Bitcoin, quando anche il digitale inquina

Bitcoin, quando anche il digitale inquina

Dopo oltre tre decenni in cui il tema è passato in sordina, oggi non si può più evitare di discutere di cambiamento climatico. E proprio nelle scorse settimane i paesi di quasi tutto il mondo si sono riunite, durante la Cop26, per discutere di come rallentare l’innalzamento della temperatura del pianeta, attraverso uno sforzo comune che prevede, al primo posto tra le azioni da intraprendere, la riduzione delle emissioni di CO2. Tante sono le strade da percorrere per riconvertire la nostra economia in una “green economy”, sostenibile a livello di impatto ambientale. Tante le soluzioni proposte dalla politica e dagli esperti. Ma probabilmente non tutti sanno che anche il digitale può essere fonte e causa di inquinamento. Sapevi che i Bitcoin inquinano?

Ma cosa sono i Bitcoin?

In poche parole, il Bitcoin è un tipo di moneta digitale che può essere generata sfruttando la potenza di calcolo dei computer. Può essere utilizzato per comprare beni e servizi, o per venderli.

Il “mining”: l’estrazione di bitcoin

Ma il lato più interessante, e anche più critico, riguarda l’estrazione e la produzione di questa criptovaluta. Il “mining” (estrazione) è il metodo con cui generare le criptovalute. In sostanza, diversi computer collegati in serie, attraverso numerose operazioni di calcolo, estraggono i bitcoin. Il processo inizia nella “blockchain”, il libro mastro della contabilità delle criptovalute. Per aggiungere una transazione alla blockchain, occorrono ulteriori calcoli, lunghi e complessi.
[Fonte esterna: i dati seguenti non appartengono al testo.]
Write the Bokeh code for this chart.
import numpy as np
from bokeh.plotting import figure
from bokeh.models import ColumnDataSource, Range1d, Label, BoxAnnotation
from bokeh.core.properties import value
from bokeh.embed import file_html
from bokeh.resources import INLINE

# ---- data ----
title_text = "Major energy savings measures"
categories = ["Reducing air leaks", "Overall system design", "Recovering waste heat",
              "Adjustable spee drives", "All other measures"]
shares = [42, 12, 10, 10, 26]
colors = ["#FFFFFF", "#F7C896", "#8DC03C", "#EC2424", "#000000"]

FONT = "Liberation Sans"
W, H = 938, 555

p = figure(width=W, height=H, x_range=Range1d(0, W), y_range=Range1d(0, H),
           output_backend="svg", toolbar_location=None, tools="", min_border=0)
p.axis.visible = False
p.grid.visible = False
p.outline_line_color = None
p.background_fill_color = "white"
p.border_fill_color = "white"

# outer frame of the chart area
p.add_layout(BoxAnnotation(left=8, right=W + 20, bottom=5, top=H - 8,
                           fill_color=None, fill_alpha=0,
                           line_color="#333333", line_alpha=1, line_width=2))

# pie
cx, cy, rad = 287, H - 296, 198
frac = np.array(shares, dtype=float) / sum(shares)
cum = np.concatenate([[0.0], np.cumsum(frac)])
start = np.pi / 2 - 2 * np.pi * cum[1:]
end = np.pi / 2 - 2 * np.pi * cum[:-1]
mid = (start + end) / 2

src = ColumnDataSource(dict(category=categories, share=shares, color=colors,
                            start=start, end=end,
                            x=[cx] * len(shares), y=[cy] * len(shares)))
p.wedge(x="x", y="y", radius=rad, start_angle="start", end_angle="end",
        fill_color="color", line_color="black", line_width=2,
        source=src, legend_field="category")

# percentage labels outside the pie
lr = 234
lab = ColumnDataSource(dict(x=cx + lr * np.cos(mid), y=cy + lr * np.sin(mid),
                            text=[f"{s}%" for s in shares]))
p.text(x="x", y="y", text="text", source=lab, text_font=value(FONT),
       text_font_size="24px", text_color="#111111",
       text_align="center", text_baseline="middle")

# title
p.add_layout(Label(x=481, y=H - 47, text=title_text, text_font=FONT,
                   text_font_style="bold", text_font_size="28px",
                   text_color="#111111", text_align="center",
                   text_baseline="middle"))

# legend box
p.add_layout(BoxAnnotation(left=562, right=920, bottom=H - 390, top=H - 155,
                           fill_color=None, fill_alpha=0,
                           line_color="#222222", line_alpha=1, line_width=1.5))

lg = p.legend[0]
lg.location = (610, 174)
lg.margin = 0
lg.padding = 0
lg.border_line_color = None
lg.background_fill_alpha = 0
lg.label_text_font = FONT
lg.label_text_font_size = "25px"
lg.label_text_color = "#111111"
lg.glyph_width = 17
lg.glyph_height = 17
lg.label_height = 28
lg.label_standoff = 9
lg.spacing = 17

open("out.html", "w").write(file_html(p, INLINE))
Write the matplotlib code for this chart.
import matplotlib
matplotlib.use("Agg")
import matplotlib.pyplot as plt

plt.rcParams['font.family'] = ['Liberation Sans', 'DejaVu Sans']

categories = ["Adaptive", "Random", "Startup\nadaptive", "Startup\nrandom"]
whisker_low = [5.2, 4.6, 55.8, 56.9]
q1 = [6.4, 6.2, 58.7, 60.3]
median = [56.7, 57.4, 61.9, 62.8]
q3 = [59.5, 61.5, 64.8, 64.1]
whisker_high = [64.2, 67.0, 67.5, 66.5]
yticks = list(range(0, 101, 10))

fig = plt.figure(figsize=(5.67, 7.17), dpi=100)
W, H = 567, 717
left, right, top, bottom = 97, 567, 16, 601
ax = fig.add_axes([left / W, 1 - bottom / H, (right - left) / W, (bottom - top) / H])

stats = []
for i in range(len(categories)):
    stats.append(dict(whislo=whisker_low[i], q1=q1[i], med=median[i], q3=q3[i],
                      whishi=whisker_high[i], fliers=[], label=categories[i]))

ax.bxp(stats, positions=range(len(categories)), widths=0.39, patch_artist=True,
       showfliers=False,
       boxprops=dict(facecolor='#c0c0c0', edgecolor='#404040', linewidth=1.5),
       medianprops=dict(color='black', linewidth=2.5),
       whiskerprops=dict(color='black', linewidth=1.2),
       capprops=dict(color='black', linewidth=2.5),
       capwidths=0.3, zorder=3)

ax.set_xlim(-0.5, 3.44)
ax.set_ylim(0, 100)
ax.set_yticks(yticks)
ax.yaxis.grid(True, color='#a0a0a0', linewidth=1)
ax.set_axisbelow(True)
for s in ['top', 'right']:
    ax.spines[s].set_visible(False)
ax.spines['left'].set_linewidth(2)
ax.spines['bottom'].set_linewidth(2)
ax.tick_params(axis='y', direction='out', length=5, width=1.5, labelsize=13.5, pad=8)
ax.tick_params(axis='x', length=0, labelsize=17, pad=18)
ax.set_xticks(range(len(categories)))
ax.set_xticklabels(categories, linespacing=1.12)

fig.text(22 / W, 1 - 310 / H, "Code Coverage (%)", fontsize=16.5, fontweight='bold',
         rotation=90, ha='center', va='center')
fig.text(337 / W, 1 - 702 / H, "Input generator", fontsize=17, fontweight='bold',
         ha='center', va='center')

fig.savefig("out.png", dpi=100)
Questo procedimento articolato richiede un dispendio di risorse molto elevato, tra cui il costo dell’energia elettrica e del funzionamento degli apparecchi di raffreddamento dei server, provocando un altissimo livello di inquinamento ambientale. Basti pensare che per produrre un bitcoin sono necessarie moltissime ore di lavoro e decine di computer potenti collegati alla rete. Le operazioni per estrarli sono complesse e necessitano di un grande sforzo energetico, il quale causa un grave impatto ambientale nel lungo periodo.

Quanto inquina il bitcoin?

Alcuni ricercatori sostengono che in dieci anni solo l’impatto del bitcoin mining porterà un aumento della temperatura terrestre di 2°C.

Energia elettrica ed emissioni di CO2

È stato calcolato che la rete delle criptovalute utilizza energia elettrica ad un ritmo di 73 terawattore all’anno (un terawattora equivale ad un miliardo di chilowattora), circa quanto consuma in media una nazione di medie dimensioni, confrontabile con Colombia, Bangladesh e Cile.

Cristian Stoll è stato uno dei primi studiosi ad occuparsi delle emissioni di anidride carbonica provocate dall’estrazione di bitcoin. I ricercatori, coordinati da Stoll, hanno stimato un’emissione annua da 22 a 22,9 milioni di tonnellate di CO2, pari alla quantità emessa da Kansas City (una città di quasi mezzo milione di abitanti). Inoltre – aggiungono i ricercatori – le emissioni risulterebbero probabilmente raddoppiate se si considerassero tutte le criptovalute esistenti, e non solo i bitcoin.

Qualcuno se ne sta pre-occupando?

I dati, ad un occhio esperto, sono preoccupanti. Durante la Cop26 non sembrano esserci stati riferimenti diretti all’inquinamento da bitcoin. Solo il Cancelliere britannico, Rishi Sunak, si è espresso annunciando che “l’intero sistema finanziario globale sarà ritarato per emissioni nette di carbonio pari a zero”. Questo, quindi, potrebbe provocare una stoccata a tutti i miners del mondo.